REQUIREMENTS:
Copy out each line below that has the word "this" in it.
····················
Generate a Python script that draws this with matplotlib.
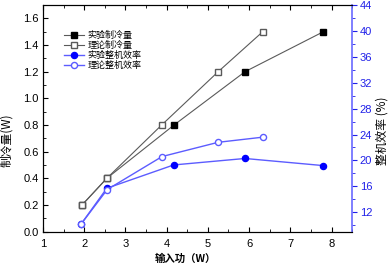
import matplotlib
matplotlib.use("Agg")
import matplotlib.pyplot as plt
from matplotlib.ticker import MultipleLocator

plt.rcParams['font.family'] = ['Liberation Sans', 'Noto Sans CJK SC', 'DejaVu Sans']
cjk = ['Noto Sans CJK SC', 'DejaVu Sans']

# Data
exp_cool_x = [1.95, 2.55, 4.18, 5.90, 7.80]
exp_cool_y = [0.20, 0.40, 0.80, 1.20, 1.50]
th_cool_x = [1.95, 2.55, 3.88, 5.25, 6.33]
th_cool_y = [0.20, 0.40, 0.80, 1.20, 1.50]
exp_eff_x = [1.93, 2.55, 4.17, 5.90, 7.80]
exp_eff_y = [10.2, 15.7, 19.3, 20.3, 19.2]
th_eff_x = [1.93, 2.56, 3.89, 5.25, 6.34]
th_eff_y = [10.2, 15.5, 20.6, 22.8, 23.6]

labels = ['实验制冷量', '理论制冷量', '实验整机效率', '理论整机效率']

fig = plt.figure(figsize=(3.9, 2.69), dpi=100)
ax = fig.add_axes([0.110, 0.139, 0.793, 0.842])
ax2 = ax.twinx()

gray = '#5a5a5a'
bl_line = '#5c5cff'
bl_mark = '#0000ff'

l1, = ax.plot(exp_cool_x, exp_cool_y, '-', color=gray, lw=0.8, marker='s', ms=4.2,
              mfc='black', mec='black', zorder=3)
l2, = ax.plot(th_cool_x, th_cool_y, '-', color=gray, lw=0.8, marker='s', ms=4.2,
              mfc='white', mec=gray, zorder=4)
l3, = ax2.plot(exp_eff_x, exp_eff_y, '-', color=bl_line, lw=1.0, marker='o', ms=4.4,
               mfc=bl_mark, mec=bl_mark, zorder=3)
l4, = ax2.plot(th_eff_x, th_eff_y, '-', color=bl_line, lw=1.0, marker='o', ms=4.4,
               mfc='white', mec=bl_line, zorder=4)

ax.set_xlim(1, 8.5)
ax.set_ylim(0, 1.7)
ax2.set_ylim(9, 44)

ax.xaxis.set_major_locator(MultipleLocator(1))
ax.xaxis.set_minor_locator(MultipleLocator(0.5))
ax.yaxis.set_major_locator(MultipleLocator(0.2))
ax.yaxis.set_minor_locator(MultipleLocator(0.1))
ax2.yaxis.set_major_locator(MultipleLocator(4))
ax2.yaxis.set_minor_locator(MultipleLocator(2))

ax.tick_params(axis='both', which='both', direction='in', top=True, labelsize=8, pad=3)
ax.tick_params(axis='both', which='major', length=3.5, width=0.8)
ax.tick_params(axis='both', which='minor', length=2, width=0.6)
ax.tick_params(axis='x', pad=5)

ax2.tick_params(axis='y', which='both', direction='out', colors='#2020e8', labelsize=8, pad=2)
ax2.tick_params(axis='y', which='major', length=3.5, width=0.8)
ax2.tick_params(axis='y', which='minor', length=2, width=0.6)
ax2.spines['right'].set_color('#6a6aff')
ax2.spines['right'].set_linewidth(1.2)

for s in ['left', 'top', 'bottom']:
    ax.spines[s].set_linewidth(0.8)
ax.spines['right'].set_visible(False)

ax.set_yticklabels([f'{v:.1f}' for v in ax.get_yticks()])

fig.text(0.016, 0.48, '制冷量(W)', rotation=90, ha='center', va='center',
         fontsize=8.5, family=cjk)
fig.text(0.980, 0.515, '整机效率 (%)', rotation=90, ha='center', va='center',
         fontsize=8.5, family=cjk)
fig.text(0.475, 0.04, '输入功（W）', ha='center', va='center', fontsize=7.5,
         family=cjk, fontweight='bold')

leg = ax.legend([l1, l2, l3, l4], labels, loc='upper left',
                bbox_to_anchor=(0.05, 0.91), frameon=False,
                prop={'family': cjk, 'size': 6.5}, handlelength=2.2,
                handletextpad=0.4, labelspacing=0.12, borderaxespad=0.2)

fig.savefig('out.png', dpi=100)
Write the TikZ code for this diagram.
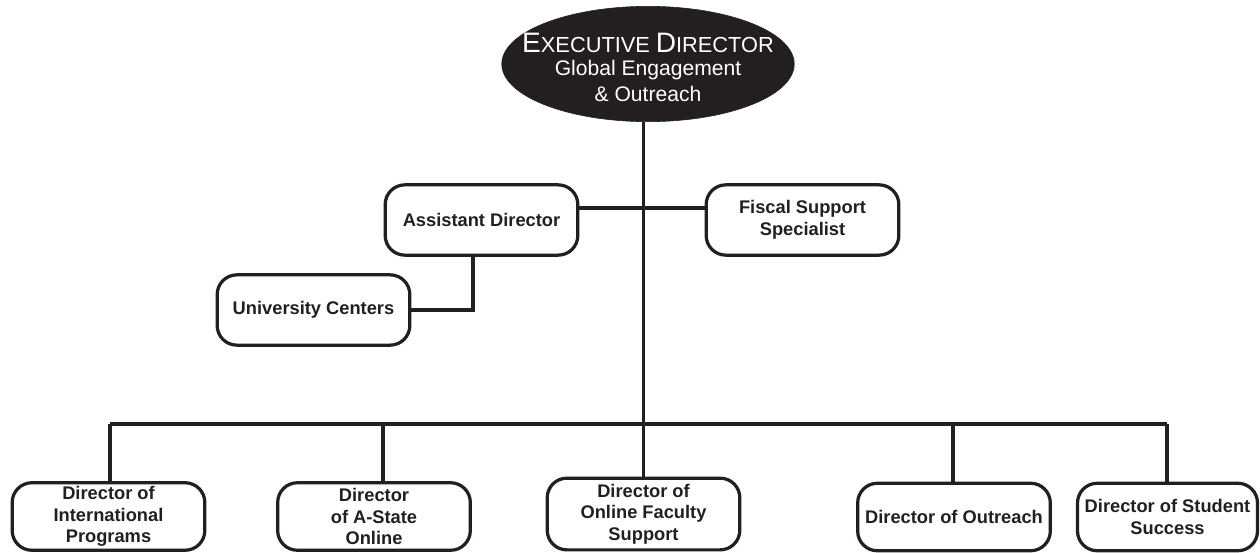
\documentclass[tikz,border=0pt]{standalone}
\usepackage{fontspec}
\setmainfont{Liberation Sans}
\usetikzlibrary{shapes.geometric}
\definecolor{ink}{HTML}{231F20}
\tikzstyle{role}=[draw=ink, line width=2.3pt, rounded corners=14pt, align=center, inner sep=0pt, minimum width=137pt, minimum height=48pt, text=ink, font=\fontsize{13}{15.3}\selectfont\bfseries]
\tikzstyle{chief}=[ellipse, fill=ink, draw=ink, text=white, align=center, inner xsep=-17pt, inner ysep=-2.5pt, minimum width=208pt, minimum height=82pt, font=\fontsize{15}{18.5}\selectfont]
\tikzstyle{link}=[draw=ink, line width=2.3pt]
\newcommand{\capsc}[2]{{\fontsize{20}{19}\selectfont #1}{\fontsize{15.5}{19}\selectfont #2}}

\begin{document}
\begin{tikzpicture}[x=0.025cm, y=-0.025cm]
    \useasboundingbox (0,0) rectangle (1260,552);
    \node[chief] (ed) at (648,64) {\rule{0pt}{19pt}\capsc{E}{XECUTIVE} \capsc{D}{IRECTOR}\\[-2pt]Global Engagement\\\& Outreach};
    \node[role, minimum height=50pt] (ad) at (481.5,220) {Assistant Director};
    \node[role, minimum height=50pt] (fs) at (802.5,220) {Fiscal Support\\Specialist};
    \node[role, minimum height=50pt] (uc) at (313.5,310) {University Centers};
    \node[role] (ip) at (108.5,516.5) {Director of\\International\\Programs};
    \node[role] (ao) at (374,516.5) {Director\\of A-State\\Online};
    \node[role, minimum height=51pt] (of) at (643.5,514) {Director of\\Online Faculty\\Support};
    \node[role] (dr) at (954,517) {Director of Outreach};
    \node[role, minimum width=128pt] (ss) at (1167.5,517) {Director of Student\\Success};
    \coordinate (hl) at (643,208);
    \coordinate (uk) at (473,312);
    \coordinate (b1) at (110,424);
    \coordinate (b2) at (383,424);
    \coordinate (b4) at (953,424);
    \coordinate (b5) at (1167,424);
    \draw[link] (ed.south -| of.north) -- (of.north);
    \draw[link] (ad.east |- hl) -- (fs.west |- hl);
    \draw[link] (uk |- ad.south) |- (uc.east);
    \draw[link] (b1) -- (b5);
    \draw[link] (b1) -- (b1 |- ip.north);
    \draw[link] (b2) -- (b2 |- ao.north);
    \draw[link] (b4) -- (b4 |- dr.north);
    \draw[link] (b5) -- (b5 |- ss.north);
\end{tikzpicture}
\end{document}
····················
EXPECTED ANSWER:
Generate a Python script that draws this with matplotlib.
Write the TikZ code for this diagram.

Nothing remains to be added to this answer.